An offboarded contractor’s CI job keeps running, pulling secrets from a shared vault and emitting logs that contain raw customer email addresses, phone numbers, and credit‑card fragments, illustrating why pii redaction is essential. The logs are stored in a central aggregation system for weeks, and a downstream analytics pipeline later indexes the same data without any sanitisation. By the time the breach is discovered, the organization has already exposed personally identifiable information (PII) to every team that consumes those logs.
This scenario illustrates three things that engineers often overlook when they think about code execution and personal data. First, the execution environment usually has direct network access to the target service – a database, an API, or a remote shell – and the traffic flows unfiltered. Second, the same execution path that delivers business results also carries error messages, debug output, and data dumps that may contain PII. Third, traditional logging and monitoring pipelines treat everything as immutable audit data, so once PII reaches them it is extremely hard to retroactively erase or mask it.
Why code execution can leak PII
When a script connects to a database and runs a query, the result set travels back over the same protocol. If the query returns a column that stores email addresses, those values appear in the client’s stdout, in the CI job’s console output, and in any log collector that captures the session. The same applies to HTTP calls made from a function, to SSH commands that print file contents, or to container‑exec sessions that stream logs. Because the execution engine is usually trusted to run arbitrary code, it does not differentiate between business‑critical data and privacy‑sensitive data.
In many organisations the only protection is a static credential that multiple services share. The credential grants unrestricted read access, so any compromised job can retrieve the full table, including PII. Auditors therefore see a flood of raw personal data in the audit trail, making compliance evidence noisy and risky.
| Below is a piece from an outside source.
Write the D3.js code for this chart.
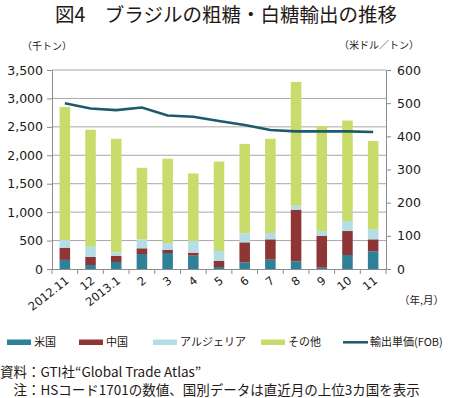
<!DOCTYPE html>
<html>
<head>
<meta charset="utf-8">
<script src="https://cdn.jsdelivr.net/npm/d3@7"></script>
<style>
	body { margin: 0; background: #fff; }
	svg { display: block; }
	text { fill: #231815; }
</style>
</head>
<body>
<svg id="chart" width="450" height="398"></svg>
<script>
// Data (千トン / 米ドル・トン)
const months = ["2012.11", "12", "2013.1", "2", "3", "4", "5", "6", "7", "8", "9", "10", "11"];
const usa     = [160, 70, 123, 264, 281, 234, 35, 118, 164, 135, 23, 246, 311];
const china   = [215, 141, 106, 100, 53, 53, 106, 351, 358, 908, 563, 422, 211];
const algeria = [135, 181, 64, 158, 123, 205, 176, 158, 111, 70, 82, 176, 176];
const totals  = [2850, 2450, 2290, 1780, 1940, 1680, 1890, 2200, 2290, 3290, 2515, 2610, 2250];
const price   = [500, 484, 479, 487, 463, 459, 446, 434, 419, 415, 415, 415, 413];
const leftTicks = [0, 500, 1000, 1500, 2000, 2500, 3000, 3500];
const rightTicks = [0, 100, 200, 300, 400, 500, 600];

const seriesNames = ["米国", "中国", "アルジェリア", "その他"];
const colors = ["#2e8197", "#8e3536", "#b4dde6", "#c8dc6c"];
const lineColor = "#1f5a6a";

const others = totals.map((t, i) => t - usa[i] - china[i] - algeria[i]);
const rows = months.map((m, i) => ({
	month: m, "米国": usa[i], "中国": china[i], "アルジェリア": algeria[i], "その他": others[i]
}));

const svg = d3.select("#chart");
const jp = "'Noto Sans CJK JP', sans-serif";
const num = "'DejaVu Sans', Verdana, sans-serif";

const plotLeft = 52, plotRight = 386, plotTop = 70, plotBottom = 269;

const x = d3.scaleBand()
	.domain(months)
	.range([plotLeft, plotRight])
	.paddingInner(0.59)
	.paddingOuter(0.295);

const y = d3.scaleLinear().domain([0, 3500]).range([plotBottom, plotTop]);
const y2 = d3.scaleLinear().domain([0, 600]).range([plotBottom, plotTop]);

// gridlines
svg.append("g")
	.selectAll("line")
	.data(leftTicks.slice(1))
	.enter().append("line")
	.attr("x1", plotLeft).attr("x2", plotRight)
	.attr("y1", d => y(d)).attr("y2", d => y(d))
	.attr("stroke", "#a8a8a8")
	.attr("stroke-width", 1);

// stacked bars
const stack = d3.stack().keys(seriesNames);
const layers = stack(rows);

svg.append("g")
	.selectAll("g")
	.data(layers)
	.enter().append("g")
	.attr("fill", (d, i) => colors[i])
	.selectAll("rect")
	.data(d => d)
	.enter().append("rect")
	.attr("x", d => x(d.data.month))
	.attr("width", x.bandwidth())
	.attr("y", d => y(d[1]))
	.attr("height", d => y(d[0]) - y(d[1]));

// left axis
const yAxis = d3.axisLeft(y)
	.tickValues(leftTicks)
	.tickFormat(d3.format(","))
	.tickSize(5)
	.tickPadding(4);
const gy = svg.append("g").attr("transform", `translate(${plotLeft},0)`).call(yAxis);
gy.select(".domain").attr("stroke", "#8c8c8c");
gy.selectAll(".tick line").attr("stroke", "#8c8c8c");
gy.selectAll("text").attr("font-family", num).attr("font-size", 12.5).attr("fill", "#231815");

// right axis
const y2Axis = d3.axisRight(y2)
	.tickValues(rightTicks)
	.tickSize(5)
	.tickPadding(6);
const gy2 = svg.append("g").attr("transform", `translate(${plotRight},0)`).call(y2Axis);
gy2.select(".domain").attr("stroke", "#8c8c8c");
gy2.selectAll(".tick line").attr("stroke", "#8c8c8c");
gy2.selectAll("text").attr("font-family", num).attr("font-size", 12.5).attr("fill", "#231815");

// bottom axis line and ticks at band boundaries
svg.append("line")
	.attr("x1", plotLeft).attr("x2", plotRight)
	.attr("y1", plotBottom + 0.5).attr("y2", plotBottom + 0.5)
	.attr("stroke", "#8c8c8c");
const step = x.step();
svg.append("g")
	.selectAll("line")
	.data(d3.range(months.length + 1))
	.enter().append("line")
	.attr("x1", i => plotLeft + i * step).attr("x2", i => plotLeft + i * step)
	.attr("y1", plotBottom).attr("y2", plotBottom + 5)
	.attr("stroke", "#8c8c8c");

svg.append("g")
	.selectAll("text")
	.data(months)
	.enter().append("text")
	.attr("transform", d => `translate(${x(d) + x.bandwidth() / 2 + 5},${plotBottom + 13}) rotate(-38)`)
	.attr("text-anchor", "end")
	.attr("font-family", num)
	.attr("font-size", 11.5)
	.text(d => d);

// price line
const line = d3.line()
	.x((d, i) => x(months[i]) + x.bandwidth() / 2)
	.y(d => y2(d));
svg.append("path")
	.datum(price)
	.attr("d", line)
	.attr("fill", "none")
	.attr("stroke", lineColor)
	.attr("stroke-width", 2.6);

// title and units
svg.append("text")
	.attr("x", 226).attr("y", 22)
	.attr("text-anchor", "middle")
	.attr("font-family", jp)
	.attr("font-weight", 400)
	.attr("font-size", 19.5)
	.text("図4　ブラジルの粗糖・白糖輸出の推移");

svg.append("text")
	.attr("x", 22).attr("y", 50)
	.attr("font-family", jp)
	.attr("font-size", 10)
	.text("（千トン）");

svg.append("text")
	.attr("x", 339).attr("y", 49)
	.attr("font-family", jp)
	.attr("font-size", 10)
	.text("（米ドル／トン）");

svg.append("text")
	.attr("x", 399).attr("y", 304)
	.attr("font-family", jp)
	.attr("font-size", 10.5)
	.text("（年,月）");

// legend
const legendX = [7, 79, 153, 261];
const legend = svg.append("g");
seriesNames.forEach((name, i) => {
	legend.append("rect")
		.attr("x", legendX[i]).attr("y", 339.5)
		.attr("width", 24).attr("height", 5.5)
		.attr("fill", colors[i]);
	legend.append("text")
		.attr("x", legendX[i] + 27).attr("y", 346)
		.attr("font-family", jp)
		.attr("font-size", 11)
		.text(name);
});
legend.append("line")
	.attr("x1", 343).attr("x2", 368)
	.attr("y1", 342.3).attr("y2", 342.3)
	.attr("stroke", lineColor)
	.attr("stroke-width", 2.5);
legend.append("text")
	.attr("x", 370).attr("y", 346)
	.attr("font-family", jp)
	.attr("font-size", 11)
	.text("輸出単価(FOB)");

// source notes
svg.append("text")
	.attr("x", 0).attr("y", 377)
	.attr("font-family", jp)
	.attr("font-size", 13.5)
	.text("資料：GTI社“Global Trade Atlas”");

svg.append("text")
	.attr("x", 0).attr("y", 395)
	.attr("font-family", jp)
	.attr("font-size", 13.5)
	.text("　注：HSコード1701の数値、国別データは直近月の上位3カ国を表示");
</script>
</body>
</html>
Common pitfalls in pii redaction
- Relying on post‑process sanitisation. Teams often write scripts that strip PII after the fact. If the original data has already been logged or cached, the redaction does not erase those copies.
- Embedding redaction logic in application code. When redaction lives inside the business logic, a bug or a version mismatch can bypass it, re‑exposing data.
- Assuming environment variables are safe. Secrets and tokens are frequently printed in debug traces, inadvertently leaking both credentials and any PII that the credential can access.
- Missing real‑time enforcement. Without a gate that can inspect traffic as it flows, there is no way to block a command that would return a column marked as sensitive.
Each of these gaps leaves the organisation exposed to accidental data spills, insider threat, and regulatory findings.
Architectural requirement for reliable redaction
To guarantee that PII never leaves the target system in clear text, the redaction must happen at the point where the request leaves the protected resource. That point is the data‑path – the network hop that sits between the identity that initiates the execution and the infrastructure that fulfills it. The architecture therefore needs three guarantees:
- A gateway that intercepts every protocol exchange.
- Policy‑driven inline masking that replaces or blanks out fields identified as PII before they reach the client.
- Immutable session recording so that auditors can see that the policy was applied without exposing the raw data.
Only a component that lives in the data‑path can enforce those guarantees. Identity providers, token issuers, or static IAM roles can decide who may start a session, but they cannot rewrite the payload that travels over the wire.